On the flats of Tampa Bay, catch-and-release snook fishing is still a good bet. Just make sure you have good tidal flow if you want to heighten the experience. The same applies for catch-and-release spotted seatrout. Good numbers of these popular buck-toothed fish are present in the deeper grass areas.

Those willing to make the voyage offshore were being rewarded with limits of American red snapper up to the season’s end July 25. Other snappers, such as mangrove and yellowtail are being caught, too, and fishing wrecks offshore is leading to some excellent action on permit and sharks.

Lastly, hard-bottom areas are a good place to look for some keeper gag and red grouper.

On my Southernaire charters, I’m collecting limits of mangrove snapper for the cooler. Fishing structure in Tampa Bay is providing good numbers of these guys. Mixed in are macks, jack crevalle, ladyfish and juvenile grouper.

Moving to the flats, the catch-and-release snook action has tapered off slightly but is still productive. Fish ranging 20-30 inches are the norm.

Catch-and-release spotted seatrout action is productive over the deep grass flats. Free-lining
live shiners as bait is doing the job. Spanish mackerel and ladyfish also are present, as well as mangrove snapper.

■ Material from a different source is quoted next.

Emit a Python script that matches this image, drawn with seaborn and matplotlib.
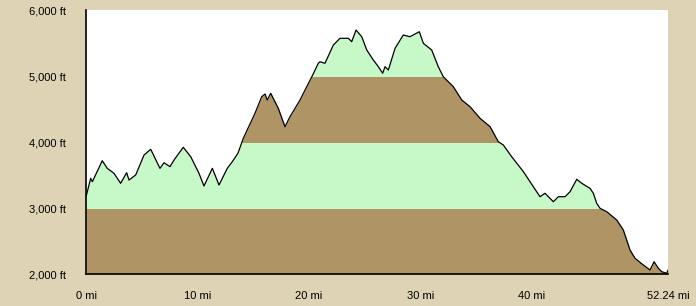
import numpy as np
import pandas as pd
import matplotlib
matplotlib.use("Agg")
import matplotlib.pyplot as plt
from matplotlib.patches import Rectangle
import seaborn as sns

miles = [0.00, 0.42, 0.57, 1.46, 1.91, 2.51, 3.11, 3.65, 3.86, 4.46, 5.21, 5.81,
         6.64, 7.00, 7.54, 7.90, 8.73, 9.40, 10.14, 10.59, 11.34, 11.94, 12.68,
         13.13, 13.64, 14.12, 15.17, 15.77, 16.07, 16.27, 16.58, 17.26, 17.86,
         18.31, 19.21, 20.35, 20.85, 21.00, 21.45, 22.20, 22.80, 23.55, 23.85,
         24.24, 24.75, 25.20, 25.79, 26.24, 26.63, 26.84, 27.14, 27.74, 28.48,
         29.08, 29.92, 30.28, 31.03, 31.62, 32.07, 32.97, 33.73, 34.47, 35.37,
         36.27, 37.01, 37.46, 38.21, 39.26, 40.15, 40.75, 41.20, 41.95, 42.40,
         43.00, 43.45, 44.05, 44.50, 45.24, 45.54, 45.84, 46.14, 46.74, 47.64,
         48.23, 48.83, 49.28, 50.03, 50.63, 50.99, 51.38, 51.68, 52.13, 52.24]
elev_ft = [3167, 3450, 3398, 3716, 3601, 3526, 3374, 3535, 3424, 3500, 3803, 3889,
           3601, 3686, 3626, 3727, 3920, 3777, 3526, 3333, 3601, 3348, 3601,
           3701, 3829, 4056, 4435, 4686, 4727, 4636, 4738, 4510, 4232,
           4383, 4636, 5015, 5192, 5216, 5192, 5469, 5571, 5571, 5520,
           5697, 5595, 5394, 5242, 5141, 5041, 5141, 5091, 5419, 5621,
           5595, 5671, 5495, 5394, 5141, 4989, 4838, 4636, 4535, 4359,
           4232, 4004, 3954, 3777, 3550, 3323, 3171, 3223, 3095, 3171,
           3171, 3247, 3435, 3374, 3298, 3223, 3071, 2995, 2944, 2818,
           2667, 2364, 2238, 2136, 2061, 2186, 2086, 2035, 2011, 2061]

y_ticks = [2000, 3000, 4000, 5000, 6000]
y_labels = ["2,000 ft", "3,000 ft", "4,000 ft", "5,000 ft", "6,000 ft"]
x_ticks = [0, 10, 20, 30, 40, 52.24]
x_labels = ["0 mi", "10 mi", "20 mi", "30 mi", "40 mi", "52.24 mi"]
band_colors = ["#AF9466", "#C7F8C7", "#AF9466", "#C7F8C7"]

df = pd.DataFrame({"miles": miles, "elev": elev_ft})

sns.set_style("white")
plt.rcParams["font.family"] = ["Liberation Sans", "DejaVu Sans"]

BG = "#DED3B5"
fig = plt.figure(figsize=(6.96, 3.06), dpi=100, facecolor=BG)
ax = fig.add_axes([86 / 696, 32 / 306, 582 / 696, 264 / 306])
ax.set_facecolor("white")

for lo, hi, col in zip(y_ticks[:-1], y_ticks[1:], band_colors):
    poly = ax.fill_between(df["miles"], y_ticks[0], df["elev"], color=col, lw=0, zorder=1)
    clip = Rectangle((0, lo), 60, hi - lo, transform=ax.transData)
    poly.set_clip_path(clip)

sns.lineplot(data=df, x="miles", y="elev", color="black", lw=0.9, ax=ax, zorder=3)

ax.set_xlim(0, 52.24)
ax.set_ylim(2000, 6000)
ax.set_xticks(x_ticks)
ax.set_xticklabels(x_labels)
ax.set_yticks(y_ticks)
ax.set_yticklabels(y_labels)
ax.set_xlabel("")
ax.set_ylabel("")
ax.tick_params(axis="both", direction="out", length=6.5, width=1, color="black",
               labelsize=8, labelcolor="black")
ax.tick_params(axis="y", pad=8)
ax.tick_params(axis="x", pad=6)
for s in ["top", "right"]:
    ax.spines[s].set_visible(False)
for s in ["left", "bottom"]:
    ax.spines[s].set_color("black")
    ax.spines[s].set_linewidth(1.2)
    ax.spines[s].set_zorder(5)
ax.grid(False)

fig.savefig("out.png", dpi=100, facecolor=BG)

Capt. Warren Girle is targeting mangrove snapper over reefs and wrecks in Tampa Bay and the Gulf of Mexico. Baiting the hook with small live shiners is leading Girle and his clients to limits of these popular inshore snapper. Mixed in with the snapper are mackerel and juvenile grouper.

On the grass flats, Girle is finding catch-and-release spotted seatrout in good numbers for the sport anglers. Depths of 4-8 feet are producing the best action. Ladyfish and jack crevalle also are lurking on these deep flats, readily taking baits as they come across them.

Lastly, catch-and-release snook fishing along mangrove shorelines is giving Girle’s clients the thrill of hooking into a linesider.

Capt. Aaron Lowman is concentrating his efforts over the structure available around Tampa Bay. These areas are host to a variety of species, including mangrove snapper, Spanish mackerel and gag grouper. Chumming live bait is getting the fish fired up, which makes for some great light-tackle fishing.

Also in Tampa Bay, there is good catch-and-release action over the flats for snook and spotted seatrout. For the best results, Lowman suggests working a strong tidal flow.

Lastly, fishing some of the artificial reefs in the Gulf is producing some good action. Permit, bonita, goliath grouper and sharks are cruising for your bait.

Capt. Jason Stock says despite the weather being all over the boards, he’s still finding a good tarpon bite. Evening outgoing tides are producing tarpon action — if you know where to look.

Fishing around some of the nearshore reefs is yielding some catch-and-release over-slot snook, as well as goliath grouper. And both are crowd-pleasers, according to Stock.

Moving out to some of the offshore wrecks is resulting in some sizzling permit action. Lastly, American red snapper were the go-to while offshore before season wrapped up July 25.

Jim Malfese at the Rod & Reel Pier says catch-and-release redfish are being hooked frequently by the pier anglers using live shrimp as bait. Catches are 15-30 inches with most on the smaller side.

Mangrove snapper are finding their way to the hook for a live shrimp. Limits of these fish are going into the coolers of patient anglers with a ruler. Most are 10 to 12 inches.

Lastly, jack crevalle and ladyfish are predominant when the bait schools are present. Silver spoons or crappie jigs are pretty much guaranteed to attract a bite.

Capt. David White was in pursuit of American red snapper right up to the July 25 cutoff. Limits of these aggressive fish are occurring daily. Mangrove and yellowtail are being added to the snapper aggregates while on the charters with White. Targeting grouper is yet another offshore winner. Gag and red grouper are responding to both live and frozen baits.

Moving inshore, White is finding catch-and-release snook action as well as some catch-and-release spotted seatrout for his sport anglers.